The Porter Hypothesis (PH) states that well designed environmental regulation can benefit regulated firms by spurring innovation, leading to improved efficiency and enhanced competitiveness. This idea is controversial because the PH challenges a long-held paradigm in economics that presumes that, as profit-maximizing entities, firms are already using their resources in the most efficient way to achieve maximum profits, and that regulations merely restrict firms’ options, inevitably leading to sub-optimum profits.

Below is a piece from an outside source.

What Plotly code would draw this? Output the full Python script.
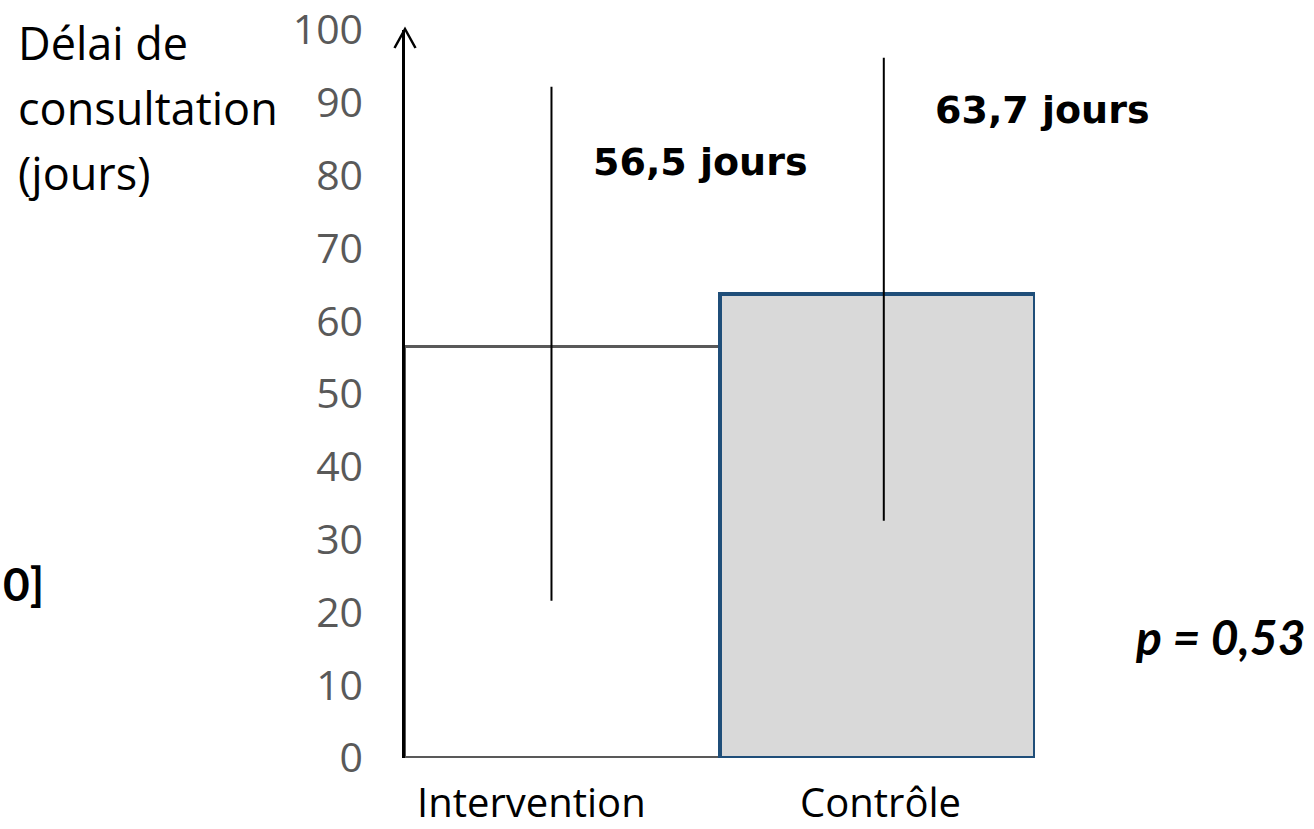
import plotly.graph_objects as go

# ---- data ----
categories = ["Intervention", "Contrôle"]
means = [56.5, 63.7]
upper = [92.2, 96.2]
lower = [21.6, 32.6]
y_ticks = [0, 10, 20, 30, 40, 50, 60, 70, 80, 90, 100]
y_title_lines = ["Délai de", "consultation", "(jours)"]
p_text = "p = 0,53"
side_text = "0]"

# ---- style ----
bar_fill = ["#ffffff", "#d9d9d9"]
bar_line = ["#595959", "#1f4e79"]
bar_line_w = [3, 4]
err_offset = [-0.035, 0.02]
label_offset = [-0.097, 0.011]
REG = "Open Sans"

W, H = 1314, 829
PW, PH = 630, 728
ML, MT = 405, 30
MR = W - ML - PW
MB = H - MT - PH

def px2paper_x(px):
    return (px - ML) / PW

def py2paper_y(py):
    return (MT + PH - py) / PH

idx = list(range(len(categories)))

fig = go.Figure()
fig.add_trace(go.Bar(
    x=idx, y=means, width=1,
    marker=dict(color=bar_fill, line=dict(color=bar_line, width=bar_line_w)),
    cliponaxis=False, hoverinfo="skip", showlegend=False,
))
fig.add_trace(go.Scatter(
    x=[i + o for i, o in zip(idx, err_offset)], y=means, mode="markers",
    marker=dict(size=1, color="rgba(0,0,0,0)"),
    error_y=dict(type="data", symmetric=False,
                 array=[u - m for u, m in zip(upper, means)],
                 arrayminus=[m - l for m, l in zip(means, lower)],
                 width=0, thickness=2, color="#000000"),
    cliponaxis=False, hoverinfo="skip", showlegend=False,
))

annotations = []
# category labels
for i, (c, o) in enumerate(zip(categories, label_offset)):
    annotations.append(dict(x=i + o, y=py2paper_y(801), xref="x", yref="paper",
                            text=c, showarrow=False, xanchor="center", yanchor="middle",
                            borderpad=0,
                            font=dict(family=REG, size=40, color="#000000")))
# value labels
val_pos = [(700, 162), (1042, 110)]
for m, (px, py) in zip(means, val_pos):
    txt = f"{m:.1f}".replace(".", ",") + " jours"
    annotations.append(dict(x=px2paper_x(px), y=py2paper_y(py), xref="paper", yref="paper",
                            text=f"<b>{txt}</b>", showarrow=False, xanchor="center", yanchor="middle",
                            font=dict(family="DejaVu Sans", size=38, color="#000000")))
# y title (3 lines)
for line, py in zip(y_title_lines, [42, 108, 173]):
    annotations.append(dict(x=px2paper_x(16), y=py2paper_y(py), xref="paper", yref="paper",
                            text=line, showarrow=False, xanchor="left", yanchor="middle",
                            font=dict(family=REG, size=45, color="#000000")))
# p value
annotations.append(dict(x=px2paper_x(1220), y=py2paper_y(636), xref="paper", yref="paper",
                        text=f"<b><i>{p_text}</i></b>", showarrow=False, xanchor="center", yanchor="middle",
                        font=dict(family="Lato", size=48, color="#000000")))
# clipped side text
annotations.append(dict(x=px2paper_x(1), y=py2paper_y(583), xref="paper", yref="paper",
                        text=f"<b>{side_text}</b>", showarrow=False, xanchor="left", yanchor="middle",
                        font=dict(family="Lato", size=46, color="#000000")))

fig.update_layout(
    width=W, height=H,
    margin=dict(l=ML, r=MR, t=MT, b=MB, pad=0),
    paper_bgcolor="#ffffff", plot_bgcolor="#ffffff",
    bargap=0,
    showlegend=False,
    xaxis=dict(range=[-0.5, 1.5], showgrid=False, zeroline=False, showline=False,
               showticklabels=False, ticks="", fixedrange=True, automargin=False),
    yaxis=dict(range=[0, 100], tickvals=y_ticks, ticktext=[str(t) for t in y_ticks],
               showgrid=False, zeroline=False, showline=True, linecolor="#000000", linewidth=2.5,
               ticks="", ticklabelstandoff=31,
               tickfont=dict(family=REG, size=41, color="#595959"),
               fixedrange=True, automargin=False, layer="above traces"),
    annotations=annotations,
    shapes=[dict(type="path", xref="paper", yref="paper", xsizemode="pixel", ysizemode="pixel",
                 xanchor=0, yanchor=1,
                 path="M-10.5,-18 L0,1 L10.5,-18",
                 line=dict(color="#000000", width=2.5))],
)

fig.write_html("out.html", config={"displayModeBar": False},
               post_script="document.body.style.margin='0px';")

The “Porter Hypothesis” proposes that well-designed environmental regulation can provide benefits for companies by encouraging innovation and boosting their competitiveness, which in turn can partially or fully offset the costs associated with regulatory compliance. A review of seven recent case studies from four industrial sectors provides real world evidence of “win-win” scenarios, in which environmental regulation can benefit both society (through an improved environment) and private industry (through the returns from innovation). Six of the seven studies reviewed in this Policy Brief found evidence of at least one form of the Porter Hypothesis.

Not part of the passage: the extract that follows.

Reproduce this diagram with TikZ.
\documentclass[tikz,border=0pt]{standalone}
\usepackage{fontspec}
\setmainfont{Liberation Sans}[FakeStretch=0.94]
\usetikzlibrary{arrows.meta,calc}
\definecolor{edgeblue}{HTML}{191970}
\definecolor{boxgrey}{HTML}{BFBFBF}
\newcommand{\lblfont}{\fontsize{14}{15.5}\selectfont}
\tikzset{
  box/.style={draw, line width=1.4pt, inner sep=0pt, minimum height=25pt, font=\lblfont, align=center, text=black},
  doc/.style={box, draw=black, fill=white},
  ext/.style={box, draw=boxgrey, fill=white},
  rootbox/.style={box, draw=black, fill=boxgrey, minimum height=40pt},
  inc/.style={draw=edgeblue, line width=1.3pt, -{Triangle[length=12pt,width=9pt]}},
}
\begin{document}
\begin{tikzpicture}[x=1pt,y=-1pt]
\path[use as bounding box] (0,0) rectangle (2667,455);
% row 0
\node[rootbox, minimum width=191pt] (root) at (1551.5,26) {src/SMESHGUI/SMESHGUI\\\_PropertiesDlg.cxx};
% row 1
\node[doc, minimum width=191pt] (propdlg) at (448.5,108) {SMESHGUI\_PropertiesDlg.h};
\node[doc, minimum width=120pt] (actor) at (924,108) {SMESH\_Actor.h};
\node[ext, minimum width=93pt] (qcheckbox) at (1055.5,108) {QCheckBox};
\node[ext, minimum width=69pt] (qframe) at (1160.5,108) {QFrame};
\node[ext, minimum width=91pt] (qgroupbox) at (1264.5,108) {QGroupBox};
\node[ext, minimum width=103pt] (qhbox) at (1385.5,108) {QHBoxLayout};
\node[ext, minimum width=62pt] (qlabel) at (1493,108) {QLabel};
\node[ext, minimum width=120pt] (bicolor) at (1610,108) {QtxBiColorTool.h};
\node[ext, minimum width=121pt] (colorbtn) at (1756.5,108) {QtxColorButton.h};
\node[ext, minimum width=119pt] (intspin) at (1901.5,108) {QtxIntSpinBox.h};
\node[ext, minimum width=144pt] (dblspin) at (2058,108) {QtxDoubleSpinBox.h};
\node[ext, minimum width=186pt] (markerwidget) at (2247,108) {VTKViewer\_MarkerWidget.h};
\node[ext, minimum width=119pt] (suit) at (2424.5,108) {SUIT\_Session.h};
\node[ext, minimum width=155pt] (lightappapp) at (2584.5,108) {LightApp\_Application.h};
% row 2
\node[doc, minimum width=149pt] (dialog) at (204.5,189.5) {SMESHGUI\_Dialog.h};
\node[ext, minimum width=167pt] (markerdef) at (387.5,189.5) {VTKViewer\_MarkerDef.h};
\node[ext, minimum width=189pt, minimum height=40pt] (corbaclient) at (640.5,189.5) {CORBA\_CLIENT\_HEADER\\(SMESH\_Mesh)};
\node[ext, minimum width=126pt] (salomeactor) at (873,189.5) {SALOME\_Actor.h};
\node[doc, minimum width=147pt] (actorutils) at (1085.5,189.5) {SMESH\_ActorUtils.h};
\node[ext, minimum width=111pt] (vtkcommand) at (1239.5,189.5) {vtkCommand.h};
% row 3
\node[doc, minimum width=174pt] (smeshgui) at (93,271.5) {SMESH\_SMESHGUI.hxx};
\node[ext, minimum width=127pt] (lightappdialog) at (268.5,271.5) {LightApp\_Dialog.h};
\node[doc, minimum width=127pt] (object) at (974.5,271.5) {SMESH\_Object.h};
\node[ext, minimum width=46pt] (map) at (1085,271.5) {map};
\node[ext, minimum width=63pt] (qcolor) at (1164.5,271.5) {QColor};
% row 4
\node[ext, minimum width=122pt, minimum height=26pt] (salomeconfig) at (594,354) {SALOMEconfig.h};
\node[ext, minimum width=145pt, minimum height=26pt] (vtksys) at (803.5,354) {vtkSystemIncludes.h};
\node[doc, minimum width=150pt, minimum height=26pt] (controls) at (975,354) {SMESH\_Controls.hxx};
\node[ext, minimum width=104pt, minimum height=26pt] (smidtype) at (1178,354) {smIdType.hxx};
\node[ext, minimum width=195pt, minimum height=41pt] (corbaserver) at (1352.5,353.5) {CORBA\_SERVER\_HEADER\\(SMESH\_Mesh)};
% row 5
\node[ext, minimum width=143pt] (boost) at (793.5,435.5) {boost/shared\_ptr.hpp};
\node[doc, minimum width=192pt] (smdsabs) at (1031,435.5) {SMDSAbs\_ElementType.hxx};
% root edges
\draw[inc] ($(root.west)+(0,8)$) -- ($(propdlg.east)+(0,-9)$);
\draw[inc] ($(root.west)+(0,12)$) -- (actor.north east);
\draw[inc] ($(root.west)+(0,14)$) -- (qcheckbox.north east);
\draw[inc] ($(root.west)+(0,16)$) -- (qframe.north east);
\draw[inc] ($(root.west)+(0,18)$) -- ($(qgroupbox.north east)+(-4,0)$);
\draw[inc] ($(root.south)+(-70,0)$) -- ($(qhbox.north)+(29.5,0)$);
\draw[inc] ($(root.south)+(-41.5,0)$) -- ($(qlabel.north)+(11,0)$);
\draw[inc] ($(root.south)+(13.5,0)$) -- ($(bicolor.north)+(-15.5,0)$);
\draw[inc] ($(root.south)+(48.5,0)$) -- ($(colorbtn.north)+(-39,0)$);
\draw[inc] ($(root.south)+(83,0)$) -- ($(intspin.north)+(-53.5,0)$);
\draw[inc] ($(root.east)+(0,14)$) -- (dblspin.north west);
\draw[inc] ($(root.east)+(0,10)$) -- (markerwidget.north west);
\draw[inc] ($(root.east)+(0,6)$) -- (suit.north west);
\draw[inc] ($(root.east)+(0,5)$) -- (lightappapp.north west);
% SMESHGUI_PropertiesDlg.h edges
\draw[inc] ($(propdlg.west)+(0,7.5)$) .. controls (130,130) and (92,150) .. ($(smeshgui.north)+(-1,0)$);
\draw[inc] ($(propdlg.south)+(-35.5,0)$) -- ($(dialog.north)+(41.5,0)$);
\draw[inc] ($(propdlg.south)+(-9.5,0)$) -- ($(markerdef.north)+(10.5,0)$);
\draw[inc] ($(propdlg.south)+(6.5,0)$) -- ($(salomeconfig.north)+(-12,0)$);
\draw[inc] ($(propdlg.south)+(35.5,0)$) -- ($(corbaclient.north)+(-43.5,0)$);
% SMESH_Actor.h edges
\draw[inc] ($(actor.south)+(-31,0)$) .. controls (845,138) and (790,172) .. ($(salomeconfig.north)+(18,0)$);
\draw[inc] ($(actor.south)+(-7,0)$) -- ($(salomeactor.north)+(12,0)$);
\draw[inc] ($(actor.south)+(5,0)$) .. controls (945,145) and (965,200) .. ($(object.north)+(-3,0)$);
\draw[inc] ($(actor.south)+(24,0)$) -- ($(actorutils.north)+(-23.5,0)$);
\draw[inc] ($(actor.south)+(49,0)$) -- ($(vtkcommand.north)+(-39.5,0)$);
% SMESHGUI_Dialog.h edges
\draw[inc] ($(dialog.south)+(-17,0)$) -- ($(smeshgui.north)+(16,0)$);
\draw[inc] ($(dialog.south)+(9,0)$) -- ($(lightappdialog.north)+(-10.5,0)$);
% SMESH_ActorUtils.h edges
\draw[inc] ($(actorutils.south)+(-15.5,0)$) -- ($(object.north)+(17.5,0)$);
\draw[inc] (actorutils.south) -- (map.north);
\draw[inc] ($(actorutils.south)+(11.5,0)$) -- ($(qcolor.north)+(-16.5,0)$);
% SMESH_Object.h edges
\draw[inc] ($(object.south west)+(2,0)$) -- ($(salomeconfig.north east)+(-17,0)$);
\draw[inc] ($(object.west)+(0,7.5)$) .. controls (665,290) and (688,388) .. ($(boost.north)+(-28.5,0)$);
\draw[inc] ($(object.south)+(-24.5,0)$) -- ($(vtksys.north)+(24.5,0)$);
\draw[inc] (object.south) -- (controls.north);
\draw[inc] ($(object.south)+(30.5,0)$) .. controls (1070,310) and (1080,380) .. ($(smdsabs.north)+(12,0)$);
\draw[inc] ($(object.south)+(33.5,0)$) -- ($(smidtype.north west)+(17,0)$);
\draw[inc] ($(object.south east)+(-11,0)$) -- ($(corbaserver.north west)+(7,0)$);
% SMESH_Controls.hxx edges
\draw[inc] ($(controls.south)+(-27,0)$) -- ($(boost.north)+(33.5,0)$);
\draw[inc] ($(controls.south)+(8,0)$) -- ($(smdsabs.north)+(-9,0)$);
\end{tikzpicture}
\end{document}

There is emerging evidence that more stringent and flexible regulations promote more innovation. Canadian policy makers are increasingly adopting these market-based approaches, such as cap-and-trade systems and pollution pricing. The studies reviewed in this Policy Brief that differentiate more flexible regulations from other regulations generally found that the flexible regulations had a stronger track record of encouraging innovation.
Designing effective environmental policy can be difficult in the face of lobbying pressure from those being regulated. These examples presented in this Policy Brief show that some regulations can in fact deliver private benefits in the form of induced innovation. Understanding the conditions under which this is true can help governments and other regulators implement well-designed environmental regulation.
Further assessments of the private sector benefits of regulation should be made in order to better understand the conditions under which firms and sectors benefit from environmental regulation, as well as the sectoral and firm-level qualities that determine which sectors and firms will benefit. Increasingly, as newer policies incorporating market-based instruments are adopted, there is opportunity to further study and evaluate their advantages in promoting competitiveness relative to more rigid traditional regulatory approaches.